Homeland Security Presidential Directive-7
A new presidential directive extends the time that agencies have to submit plans to protect their infrastructure resources and requires an annual report on their coordination with their respective sectors.
Homeland Security Presidential Directive-7, the latest update to the critical infrastructure protection directive first issued by President Clinton in 1998, gives agencies until July 2004 to develop an infrastructure plan for the Office of Management and Budget. The plans must identify all of an agency's critical infrastructure, and develop plans for prioritization, protection, recovery, and reconstitution of systems or resources.
The original deadline for these plans was October 2003, although agencies are far behind when it comes to identifying their critical information systems, according to a security report card issued last week by Rep. Adam Putnam (R-Fla.), chairman of the House Government Reform Committee's on Technology, Information Policy, Intergovernmental Relations and the Census Subcommittee. The Federal Information Security Management Act of 2002 also requires those inventories, but so far only five agencies have completed them, according to the subcommittee's analysis.

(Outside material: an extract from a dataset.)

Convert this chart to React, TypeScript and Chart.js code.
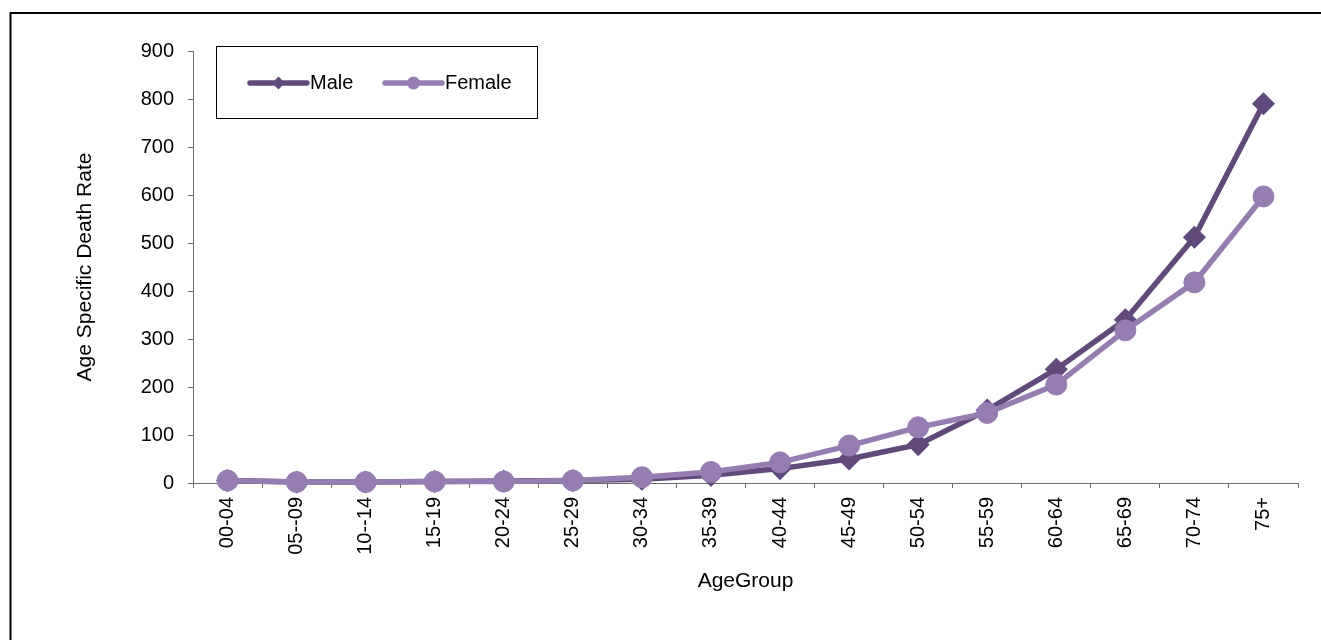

On top of those reports, the presidential directive restates sector liaison roles for various agencies, such as the Treasury Department working with the financial services industry and the Environmental Protection Agency being responsible for drinking water and water treatment systems.
Those agencies are required to report annually to the secretary of the Homeland Security Department on their efforts to work with the private sector to identify, prioritize and coordinate the protection of the critical infrastructure and resources not owned or operated by the federal government. More than 80 percent of the infrastructure in the United States is not under directly under the government's purview.

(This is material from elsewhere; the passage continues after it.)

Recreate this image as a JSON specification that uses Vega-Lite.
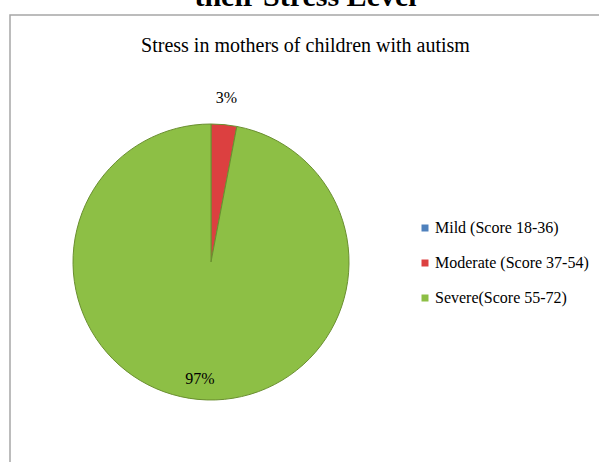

DHS officials held a summit at the beginning of December to kick off five public-private sector task forces that will look at specific areas of cyberprotection.
Members of Congress both praised and criticized the Bush administration for the directive.
"This directive is an admission by the administration that [DHS] is not getting the job done," Rep. Jim Turner (D-Texas), ranking member on the Select Committee on Homeland Security, said in a statement. "This directive gives the department another year to do a job we need completed today."
Others have recently expressed anxiety about the country's attention to critical infrastructure protection. The Gilmore Commission's fifth and final report to White House officials highlighted a slowdown in the momentum to secure the nation's critical resources as a major area of concern.
The directive also creates a Critical Infrastructure Protection Policy Coordinating Committee, which will advise the White House's Homeland Security Council on interagency cyber and physical policy. The committee will be chaired by a federal official designated by the assistant to the President for homeland security.